Programming is far more than the mechanics of language acquisition. It is about reading problem statements, extracting the important concepts. It is about figuring out what is really wanted. It is about exploring examples to strengthen your intuitive understanding of the problem. It is about organizing knowledge and it is about knowing what you don’t know yet. It is about filling those last few gaps. It is about making sure that you know how and why your code works, and that you and your readers will do so in the future. In short, it is really about solving problems systematically.

The rest of this book is all about these things; very little of the book’s content is about the mechanics of BSL or other HtDP languages. The book shows you how good computer programmers think about problems, and—promise!—you will even learn to see that these ideas of problem solving apply to other situations in life, e.g., the work of doctors and journalists, lawyers and engineers, or car mechanics and photographers.

Oh, and by the way, the rest of the book uses a tone that is appropriate for a serious text.
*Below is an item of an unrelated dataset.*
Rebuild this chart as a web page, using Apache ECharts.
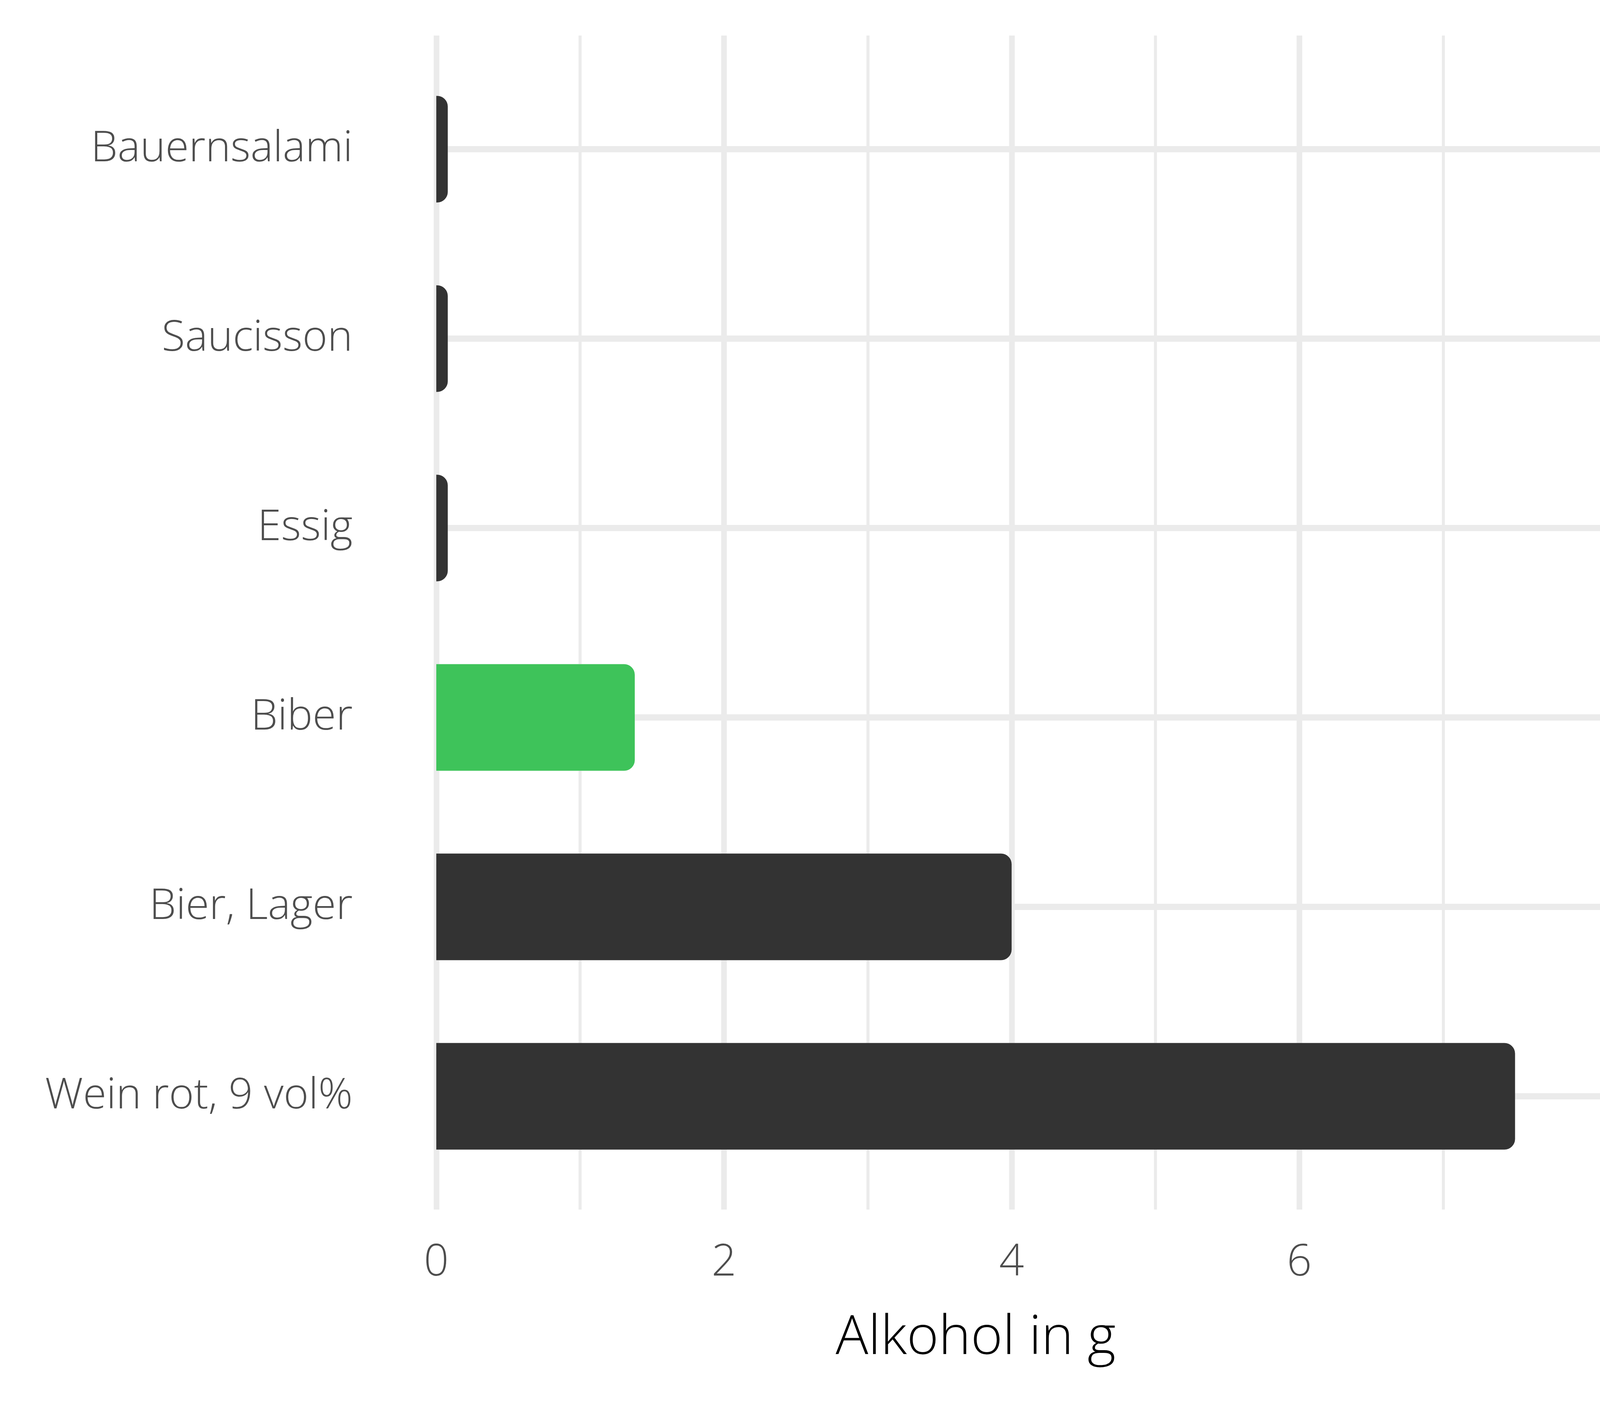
<!DOCTYPE html>
<html><head><meta charset="utf-8">
<script src="https://cdn.jsdelivr.net/npm/echarts@6/dist/echarts.min.js"></script>
<style>html,body{margin:0;padding:0;background:#fff;overflow:hidden}#c{width:100vw;height:100vh}</style>
</head><body><div id="c"></div>
<script>
// ---- data ----
const categories = ['Bauernsalami', 'Saucisson', 'Essig', 'Biber', 'Bier, Lager', 'Wein rot, 9 vol%'];
const values = [0.08, 0.08, 0.08, 1.38, 4.0, 7.5];
const highlighted = ['Biber'];
const majorTicks = [0, 2, 4, 6];
const minorTicks = [1, 3, 5, 7];
const xMin = -0.375, xMax = 7.875;
const axisTitle = 'Alkohol in g';

// ---- layout (designed for 4800x3600, scaled to the actual window) ----
const W = window.innerWidth || 4800, H = window.innerHeight || 3600;
const sx = W / 4800, sy = H / 3600, fs = Math.min(sx, sy);
const FONT = 'Open Sans';
const FW = 300;
const GRID_COLOR = '#EBEBEB';

const chart = echarts.init(document.getElementById('c'), null, {renderer: 'canvas'});
const option = {
  backgroundColor: '#ffffff',
  animation: false,
  grid: [
    {left: 1147 * sx, right: 93 * sx, top: 91 * sy, bottom: 503 * sy},
    {left: 1147 * sx, right: 93 * sx, top: 139.5 * sy, bottom: 550.5 * sy}
  ],
  xAxis: [
    {
      type: 'value', gridIndex: 0, min: xMin, max: xMax, position: 'bottom',
      axisLine: {show: false},
      axisTick: {show: false, customValues: majorTicks},
      axisLabel: {customValues: majorTicks, color: '#4D4D4D', fontFamily: FONT, fontWeight: FW,
                  fontSize: 131 * fs, margin: 131 * sy - 58 * fs},
      splitLine: {show: true, lineStyle: {color: GRID_COLOR, width: 17 * sx}},
      name: axisTitle, nameLocation: 'middle', nameGap: 318 * sy - 67 * fs,
      nameTextStyle: {color: '#000000', fontFamily: FONT, fontWeight: FW, fontSize: 163 * fs}
    },
    {
      type: 'value', gridIndex: 0, min: xMin, max: xMax, position: 'top',
      axisLine: {show: false},
      axisTick: {show: false, customValues: minorTicks},
      axisLabel: {show: false, customValues: minorTicks},
      splitLine: {show: true, lineStyle: {color: GRID_COLOR, width: 9 * sx}}
    },
    {type: 'value', gridIndex: 1, min: xMin, max: xMax, show: false}
  ],
  yAxis: [
    {type: 'value', gridIndex: 0, min: 0, max: 1, show: false},
    {
      type: 'category', gridIndex: 1, data: categories, inverse: true,
      axisLine: {show: false},
      axisTick: {show: true, inside: true, alignWithLabel: true, length: 3560 * sx,
                 lineStyle: {color: GRID_COLOR, width: 16 * sy}},
      axisLabel: {color: '#4D4D4D', fontFamily: FONT, fontWeight: FW, fontSize: 128 * fs, margin: 89 * sx},
      splitLine: {show: false}
    }
  ],
  series: [
    {
      type: 'bar', xAxisIndex: 2, yAxisIndex: 1, data: values, silent: true,
      barWidth: 273 * sy, barGap: '-100%', z: 2,
      itemStyle: {color: '#ffffff', borderColor: '#ffffff', borderWidth: 34 * fs,
                  borderRadius: [0, 32 * fs, 32 * fs, 0]}
    },
    {
      type: 'bar', xAxisIndex: 2, yAxisIndex: 1, data: values, silent: true,
      barWidth: 273 * sy, barGap: '-100%', z: 3,
      itemStyle: {
        borderRadius: [0, 32 * fs, 32 * fs, 0],
        color: p => highlighted.includes(categories[p.dataIndex]) ? '#3EC35A' : '#333333'
      }
    }
  ]
};
chart.setOption(option);
window.addEventListener('resize', () => chart.resize());
</script></body></html>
What the book is not about Many early books on programming and even some of today’s books teach you a lot about the authors’ favorite application discipline for programming: mathematics, physics, music, accounting, and so on. To some extent that is natural, because programming is useful in those areas. Then again, it forces you to know a lot (or at least something) about those disciplines. This book really focuses on programming and problem solving and what computer science can teach you in this regard. We have made every attempt to minimize the use of knowledge from other areas; for those few occasions when we went too far, we apologize.